- Input rows:
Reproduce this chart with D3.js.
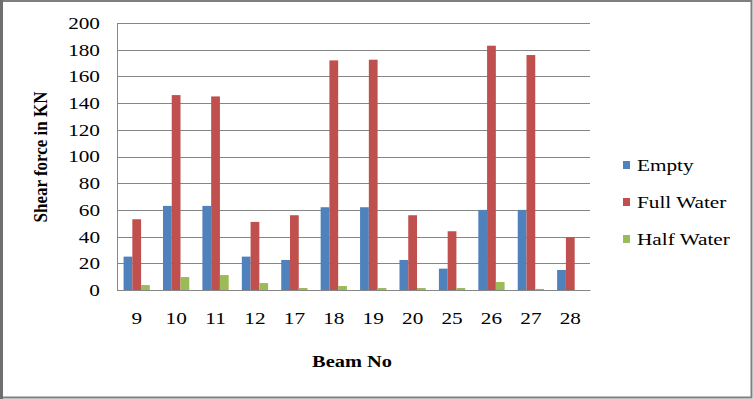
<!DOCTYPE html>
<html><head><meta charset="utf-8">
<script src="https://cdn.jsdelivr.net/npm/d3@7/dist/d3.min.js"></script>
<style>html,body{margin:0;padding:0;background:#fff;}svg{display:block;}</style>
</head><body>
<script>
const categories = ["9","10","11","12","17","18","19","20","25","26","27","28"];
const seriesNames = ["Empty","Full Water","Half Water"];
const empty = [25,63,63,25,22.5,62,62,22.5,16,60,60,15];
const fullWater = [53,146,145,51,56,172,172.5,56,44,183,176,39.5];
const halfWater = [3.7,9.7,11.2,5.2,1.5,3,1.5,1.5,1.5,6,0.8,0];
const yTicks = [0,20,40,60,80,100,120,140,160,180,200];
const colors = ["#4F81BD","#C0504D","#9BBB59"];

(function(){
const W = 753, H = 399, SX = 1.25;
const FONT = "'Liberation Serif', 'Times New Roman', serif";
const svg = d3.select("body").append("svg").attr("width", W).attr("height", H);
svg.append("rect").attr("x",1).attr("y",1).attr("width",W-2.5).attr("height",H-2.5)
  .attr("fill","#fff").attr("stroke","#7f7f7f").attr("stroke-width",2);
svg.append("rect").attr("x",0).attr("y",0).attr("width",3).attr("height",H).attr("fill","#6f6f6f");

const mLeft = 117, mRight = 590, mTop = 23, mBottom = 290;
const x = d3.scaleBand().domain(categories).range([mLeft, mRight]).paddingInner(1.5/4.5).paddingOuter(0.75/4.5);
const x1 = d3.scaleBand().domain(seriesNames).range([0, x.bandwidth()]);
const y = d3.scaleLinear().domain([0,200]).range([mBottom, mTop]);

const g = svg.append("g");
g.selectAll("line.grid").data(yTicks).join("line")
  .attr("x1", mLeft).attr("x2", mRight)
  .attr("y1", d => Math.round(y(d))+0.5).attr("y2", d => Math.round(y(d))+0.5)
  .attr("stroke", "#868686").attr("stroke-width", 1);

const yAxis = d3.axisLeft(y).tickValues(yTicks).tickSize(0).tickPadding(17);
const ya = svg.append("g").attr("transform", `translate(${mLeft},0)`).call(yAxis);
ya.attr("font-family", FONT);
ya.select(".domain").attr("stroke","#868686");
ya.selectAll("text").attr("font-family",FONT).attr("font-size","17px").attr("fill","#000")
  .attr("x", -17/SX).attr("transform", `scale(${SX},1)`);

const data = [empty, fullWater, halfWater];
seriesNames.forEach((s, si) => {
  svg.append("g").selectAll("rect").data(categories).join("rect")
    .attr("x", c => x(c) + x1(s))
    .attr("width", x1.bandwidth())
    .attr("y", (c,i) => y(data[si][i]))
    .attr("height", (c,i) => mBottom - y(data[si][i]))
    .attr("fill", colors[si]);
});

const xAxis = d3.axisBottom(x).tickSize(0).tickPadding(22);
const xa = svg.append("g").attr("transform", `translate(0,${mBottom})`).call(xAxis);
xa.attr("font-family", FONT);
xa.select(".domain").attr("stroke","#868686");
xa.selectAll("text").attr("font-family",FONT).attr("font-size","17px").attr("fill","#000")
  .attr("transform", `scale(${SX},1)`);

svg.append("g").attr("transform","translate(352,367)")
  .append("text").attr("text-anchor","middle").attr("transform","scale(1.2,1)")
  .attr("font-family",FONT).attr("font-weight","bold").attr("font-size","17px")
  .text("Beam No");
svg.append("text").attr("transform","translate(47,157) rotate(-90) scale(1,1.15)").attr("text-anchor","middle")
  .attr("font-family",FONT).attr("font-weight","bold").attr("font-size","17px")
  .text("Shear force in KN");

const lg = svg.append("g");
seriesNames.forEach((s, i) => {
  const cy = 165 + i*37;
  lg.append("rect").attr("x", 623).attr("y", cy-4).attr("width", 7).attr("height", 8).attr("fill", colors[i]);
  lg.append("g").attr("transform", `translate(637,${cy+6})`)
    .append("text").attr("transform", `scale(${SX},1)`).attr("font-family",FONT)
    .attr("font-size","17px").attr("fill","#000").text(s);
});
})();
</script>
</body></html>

--

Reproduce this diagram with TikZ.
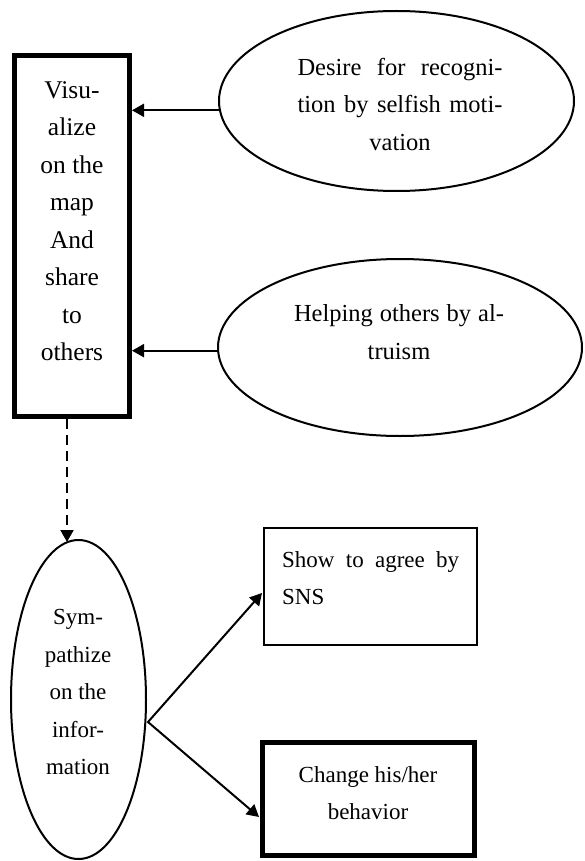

* * *

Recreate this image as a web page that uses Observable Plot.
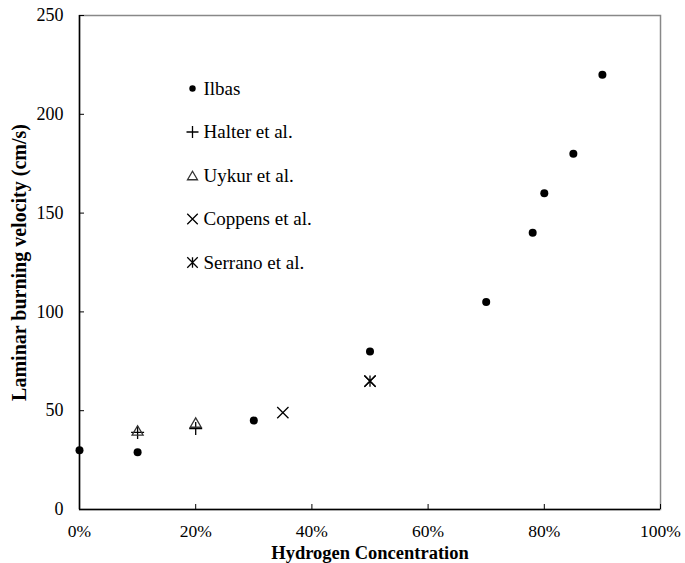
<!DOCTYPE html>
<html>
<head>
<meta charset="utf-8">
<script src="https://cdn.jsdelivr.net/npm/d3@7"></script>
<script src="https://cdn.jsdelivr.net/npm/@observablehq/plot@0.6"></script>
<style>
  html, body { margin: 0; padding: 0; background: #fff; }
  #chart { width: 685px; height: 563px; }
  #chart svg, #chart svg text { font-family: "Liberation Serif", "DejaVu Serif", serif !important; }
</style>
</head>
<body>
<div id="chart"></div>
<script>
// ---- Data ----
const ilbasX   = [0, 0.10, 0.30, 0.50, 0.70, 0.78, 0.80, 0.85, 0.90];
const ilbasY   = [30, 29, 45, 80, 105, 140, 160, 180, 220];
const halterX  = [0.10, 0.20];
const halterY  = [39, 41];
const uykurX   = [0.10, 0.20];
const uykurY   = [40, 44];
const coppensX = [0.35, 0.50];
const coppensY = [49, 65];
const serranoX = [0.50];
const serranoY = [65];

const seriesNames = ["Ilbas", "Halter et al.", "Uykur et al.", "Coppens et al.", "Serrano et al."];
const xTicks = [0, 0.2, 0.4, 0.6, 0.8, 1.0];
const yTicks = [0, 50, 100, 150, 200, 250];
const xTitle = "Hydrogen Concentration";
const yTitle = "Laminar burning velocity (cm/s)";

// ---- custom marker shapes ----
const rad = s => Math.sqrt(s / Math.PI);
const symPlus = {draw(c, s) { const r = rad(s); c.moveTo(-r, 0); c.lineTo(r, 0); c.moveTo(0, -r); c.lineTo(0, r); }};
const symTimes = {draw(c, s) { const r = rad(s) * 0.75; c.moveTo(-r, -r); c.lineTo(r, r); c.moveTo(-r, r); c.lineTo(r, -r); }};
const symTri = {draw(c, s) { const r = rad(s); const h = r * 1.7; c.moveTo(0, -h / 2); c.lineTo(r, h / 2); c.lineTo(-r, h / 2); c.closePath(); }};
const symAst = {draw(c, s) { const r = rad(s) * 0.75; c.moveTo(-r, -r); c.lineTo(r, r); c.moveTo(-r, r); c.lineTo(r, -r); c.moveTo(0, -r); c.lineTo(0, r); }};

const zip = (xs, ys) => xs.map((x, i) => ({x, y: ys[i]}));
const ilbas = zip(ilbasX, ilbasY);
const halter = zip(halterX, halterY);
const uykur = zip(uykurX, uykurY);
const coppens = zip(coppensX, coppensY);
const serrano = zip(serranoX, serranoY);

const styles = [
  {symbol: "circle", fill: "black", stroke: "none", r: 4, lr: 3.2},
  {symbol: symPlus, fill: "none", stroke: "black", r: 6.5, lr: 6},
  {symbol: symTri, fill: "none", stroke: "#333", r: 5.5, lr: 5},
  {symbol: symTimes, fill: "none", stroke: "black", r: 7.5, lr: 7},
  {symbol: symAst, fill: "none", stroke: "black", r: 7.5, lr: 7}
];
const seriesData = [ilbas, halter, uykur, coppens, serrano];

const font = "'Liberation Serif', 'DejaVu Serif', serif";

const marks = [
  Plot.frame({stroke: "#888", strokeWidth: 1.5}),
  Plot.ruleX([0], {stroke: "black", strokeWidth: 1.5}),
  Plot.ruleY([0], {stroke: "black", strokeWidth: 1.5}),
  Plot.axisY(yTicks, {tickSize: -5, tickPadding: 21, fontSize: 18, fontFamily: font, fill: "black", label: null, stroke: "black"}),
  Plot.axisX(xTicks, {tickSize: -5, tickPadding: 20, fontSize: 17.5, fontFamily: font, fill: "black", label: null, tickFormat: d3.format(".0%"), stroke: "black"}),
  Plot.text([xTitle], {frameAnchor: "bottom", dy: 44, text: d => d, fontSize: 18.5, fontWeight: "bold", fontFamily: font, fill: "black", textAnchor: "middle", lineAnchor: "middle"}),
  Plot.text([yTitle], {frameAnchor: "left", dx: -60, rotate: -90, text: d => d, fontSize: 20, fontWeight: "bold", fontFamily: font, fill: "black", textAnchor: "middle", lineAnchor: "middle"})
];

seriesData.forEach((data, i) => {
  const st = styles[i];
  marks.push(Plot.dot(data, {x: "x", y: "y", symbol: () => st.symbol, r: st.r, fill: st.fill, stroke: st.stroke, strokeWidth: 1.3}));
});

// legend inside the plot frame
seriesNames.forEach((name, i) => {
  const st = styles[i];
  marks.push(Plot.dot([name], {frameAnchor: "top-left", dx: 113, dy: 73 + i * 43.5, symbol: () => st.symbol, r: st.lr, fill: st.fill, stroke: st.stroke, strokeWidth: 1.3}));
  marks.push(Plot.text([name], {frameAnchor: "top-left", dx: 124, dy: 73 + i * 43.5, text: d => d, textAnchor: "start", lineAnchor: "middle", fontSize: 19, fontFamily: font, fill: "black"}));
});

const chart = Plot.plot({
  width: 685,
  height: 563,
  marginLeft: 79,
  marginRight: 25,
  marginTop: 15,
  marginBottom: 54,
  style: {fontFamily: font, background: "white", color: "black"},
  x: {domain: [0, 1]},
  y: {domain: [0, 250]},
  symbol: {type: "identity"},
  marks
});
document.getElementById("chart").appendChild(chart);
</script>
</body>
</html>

- What you are asked to do: Return a copy of every line that includes the word "with".

- The result:
Reproduce this chart with D3.js.
Reproduce this diagram with TikZ.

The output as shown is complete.